┌────────

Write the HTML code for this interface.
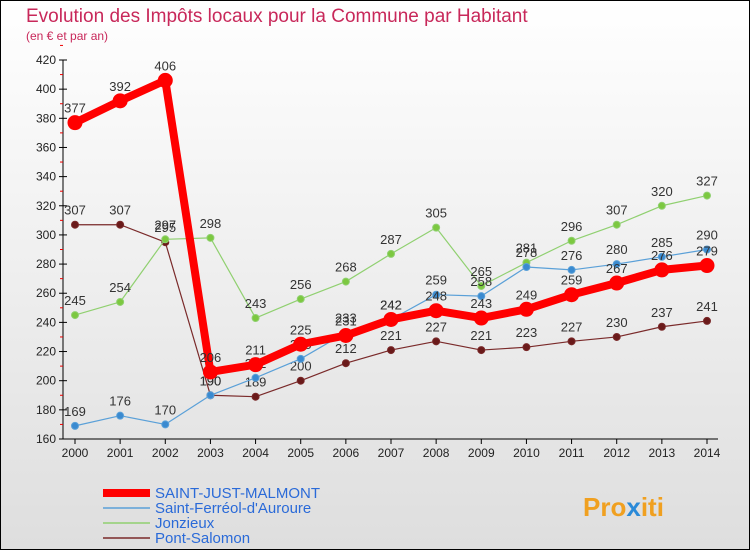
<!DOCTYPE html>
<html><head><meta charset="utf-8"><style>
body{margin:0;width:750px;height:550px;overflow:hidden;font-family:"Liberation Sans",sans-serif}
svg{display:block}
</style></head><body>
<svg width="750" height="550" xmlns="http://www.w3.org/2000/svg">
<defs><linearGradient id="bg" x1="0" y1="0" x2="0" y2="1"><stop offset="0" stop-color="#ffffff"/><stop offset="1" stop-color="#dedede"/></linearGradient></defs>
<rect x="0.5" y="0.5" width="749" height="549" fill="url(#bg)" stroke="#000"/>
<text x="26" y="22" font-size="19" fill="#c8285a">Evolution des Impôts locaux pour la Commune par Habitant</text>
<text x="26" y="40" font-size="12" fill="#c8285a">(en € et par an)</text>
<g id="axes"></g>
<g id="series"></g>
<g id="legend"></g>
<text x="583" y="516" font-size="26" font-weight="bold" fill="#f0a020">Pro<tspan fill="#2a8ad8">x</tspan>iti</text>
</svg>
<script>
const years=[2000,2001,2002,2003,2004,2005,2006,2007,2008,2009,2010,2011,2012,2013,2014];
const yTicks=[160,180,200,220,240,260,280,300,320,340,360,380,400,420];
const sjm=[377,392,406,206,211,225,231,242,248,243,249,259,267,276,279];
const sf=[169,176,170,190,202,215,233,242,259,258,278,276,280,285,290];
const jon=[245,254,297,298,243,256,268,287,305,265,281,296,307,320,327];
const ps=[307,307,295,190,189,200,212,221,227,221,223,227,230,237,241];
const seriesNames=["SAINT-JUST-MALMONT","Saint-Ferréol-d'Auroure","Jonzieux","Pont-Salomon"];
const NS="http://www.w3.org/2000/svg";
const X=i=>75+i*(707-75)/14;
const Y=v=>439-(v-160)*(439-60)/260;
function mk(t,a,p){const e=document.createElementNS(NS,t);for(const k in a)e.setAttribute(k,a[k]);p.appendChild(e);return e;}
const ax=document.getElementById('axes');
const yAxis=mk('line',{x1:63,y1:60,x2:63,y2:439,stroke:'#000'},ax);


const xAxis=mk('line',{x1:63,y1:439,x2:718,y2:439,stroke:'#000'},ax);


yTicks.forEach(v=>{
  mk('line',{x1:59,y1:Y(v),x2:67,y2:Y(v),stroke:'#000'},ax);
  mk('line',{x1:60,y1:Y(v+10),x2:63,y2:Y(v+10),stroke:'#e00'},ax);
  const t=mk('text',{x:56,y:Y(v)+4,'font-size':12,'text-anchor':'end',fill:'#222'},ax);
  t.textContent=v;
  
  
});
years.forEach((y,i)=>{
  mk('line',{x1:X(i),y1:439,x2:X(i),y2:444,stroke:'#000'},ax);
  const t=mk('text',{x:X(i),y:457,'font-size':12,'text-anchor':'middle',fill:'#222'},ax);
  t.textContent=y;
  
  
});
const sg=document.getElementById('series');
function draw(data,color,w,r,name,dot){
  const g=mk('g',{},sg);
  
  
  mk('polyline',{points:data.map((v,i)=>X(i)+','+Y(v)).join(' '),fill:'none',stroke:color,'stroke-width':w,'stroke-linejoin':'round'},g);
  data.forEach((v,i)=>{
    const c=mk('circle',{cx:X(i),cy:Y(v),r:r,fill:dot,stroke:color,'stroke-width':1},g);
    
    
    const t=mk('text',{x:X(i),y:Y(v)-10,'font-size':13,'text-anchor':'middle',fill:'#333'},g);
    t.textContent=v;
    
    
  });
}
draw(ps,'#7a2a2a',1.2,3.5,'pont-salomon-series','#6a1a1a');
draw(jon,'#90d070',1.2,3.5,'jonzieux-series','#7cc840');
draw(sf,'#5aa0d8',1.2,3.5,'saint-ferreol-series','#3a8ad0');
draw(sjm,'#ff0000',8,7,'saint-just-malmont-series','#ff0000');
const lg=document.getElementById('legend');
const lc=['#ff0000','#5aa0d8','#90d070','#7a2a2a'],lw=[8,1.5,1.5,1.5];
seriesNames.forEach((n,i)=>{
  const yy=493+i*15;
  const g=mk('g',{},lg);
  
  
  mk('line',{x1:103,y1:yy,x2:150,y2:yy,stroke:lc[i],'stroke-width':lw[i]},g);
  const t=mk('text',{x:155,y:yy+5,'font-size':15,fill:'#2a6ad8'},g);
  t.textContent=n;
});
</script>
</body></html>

└────────

Copy all the lines of data exactly as they appear, dropping any images.

• **Full answer**:
Write the HTML code for this interface.
<!DOCTYPE html>
<html><head><meta charset="utf-8"><style>
body{margin:0;width:750px;height:550px;overflow:hidden;font-family:"Liberation Sans",sans-serif}
svg{display:block}
</style></head><body>
<svg width="750" height="550" xmlns="http://www.w3.org/2000/svg">
<defs><linearGradient id="bg" x1="0" y1="0" x2="0" y2="1"><stop offset="0" stop-color="#ffffff"/><stop offset="1" stop-color="#dedede"/></linearGradient></defs>
<rect x="0.5" y="0.5" width="749" height="549" fill="url(#bg)" stroke="#000"/>
<text x="26" y="22" font-size="19" fill="#c8285a">Evolution des Impôts locaux pour la Commune par Habitant</text>
<text x="26" y="40" font-size="12" fill="#c8285a">(en € et par an)</text>
<g id="axes"></g>
<g id="series"></g>
<g id="legend"></g>
<text x="583" y="516" font-size="26" font-weight="bold" fill="#f0a020">Pro<tspan fill="#2a8ad8">x</tspan>iti</text>
</svg>
<script>
const years=[2000,2001,2002,2003,2004,2005,2006,2007,2008,2009,2010,2011,2012,2013,2014];
const yTicks=[160,180,200,220,240,260,280,300,320,340,360,380,400,420];
const sjm=[377,392,406,206,211,225,231,242,248,243,249,259,267,276,279];
const sf=[169,176,170,190,202,215,233,242,259,258,278,276,280,285,290];
const jon=[245,254,297,298,243,256,268,287,305,265,281,296,307,320,327];
const ps=[307,307,295,190,189,200,212,221,227,221,223,227,230,237,241];
const seriesNames=["SAINT-JUST-MALMONT","Saint-Ferréol-d'Auroure","Jonzieux","Pont-Salomon"];
const NS="http://www.w3.org/2000/svg";
const X=i=>75+i*(707-75)/14;
const Y=v=>439-(v-160)*(439-60)/260;
function mk(t,a,p){const e=document.createElementNS(NS,t);for(const k in a)e.setAttribute(k,a[k]);p.appendChild(e);return e;}
const ax=document.getElementById('axes');
const yAxis=mk('line',{x1:63,y1:60,x2:63,y2:439,stroke:'#000'},ax);


const xAxis=mk('line',{x1:63,y1:439,x2:718,y2:439,stroke:'#000'},ax);


yTicks.forEach(v=>{
  mk('line',{x1:59,y1:Y(v),x2:67,y2:Y(v),stroke:'#000'},ax);
  mk('line',{x1:60,y1:Y(v+10),x2:63,y2:Y(v+10),stroke:'#e00'},ax);
  const t=mk('text',{x:56,y:Y(v)+4,'font-size':12,'text-anchor':'end',fill:'#222'},ax);
  t.textContent=v;
  
  
});
years.forEach((y,i)=>{
  mk('line',{x1:X(i),y1:439,x2:X(i),y2:444,stroke:'#000'},ax);
  const t=mk('text',{x:X(i),y:457,'font-size':12,'text-anchor':'middle',fill:'#222'},ax);
  t.textContent=y;
  
  
});
const sg=document.getElementById('series');
function draw(data,color,w,r,name,dot){
  const g=mk('g',{},sg);
  
  
  mk('polyline',{points:data.map((v,i)=>X(i)+','+Y(v)).join(' '),fill:'none',stroke:color,'stroke-width':w,'stroke-linejoin':'round'},g);
  data.forEach((v,i)=>{
    const c=mk('circle',{cx:X(i),cy:Y(v),r:r,fill:dot,stroke:color,'stroke-width':1},g);
    
    
    const t=mk('text',{x:X(i),y:Y(v)-10,'font-size':13,'text-anchor':'middle',fill:'#333'},g);
    t.textContent=v;
    
    
  });
}
draw(ps,'#7a2a2a',1.2,3.5,'pont-salomon-series','#6a1a1a');
draw(jon,'#90d070',1.2,3.5,'jonzieux-series','#7cc840');
draw(sf,'#5aa0d8',1.2,3.5,'saint-ferreol-series','#3a8ad0');
draw(sjm,'#ff0000',8,7,'saint-just-malmont-series','#ff0000');
const lg=document.getElementById('legend');
const lc=['#ff0000','#5aa0d8','#90d070','#7a2a2a'],lw=[8,1.5,1.5,1.5];
seriesNames.forEach((n,i)=>{
  const yy=493+i*15;
  const g=mk('g',{},lg);
  
  
  mk('line',{x1:103,y1:yy,x2:150,y2:yy,stroke:lc[i],'stroke-width':lw[i]},g);
  const t=mk('text',{x:155,y:yy+5,'font-size':15,fill:'#2a6ad8'},g);
  t.textContent=n;
});
</script>
</body></html>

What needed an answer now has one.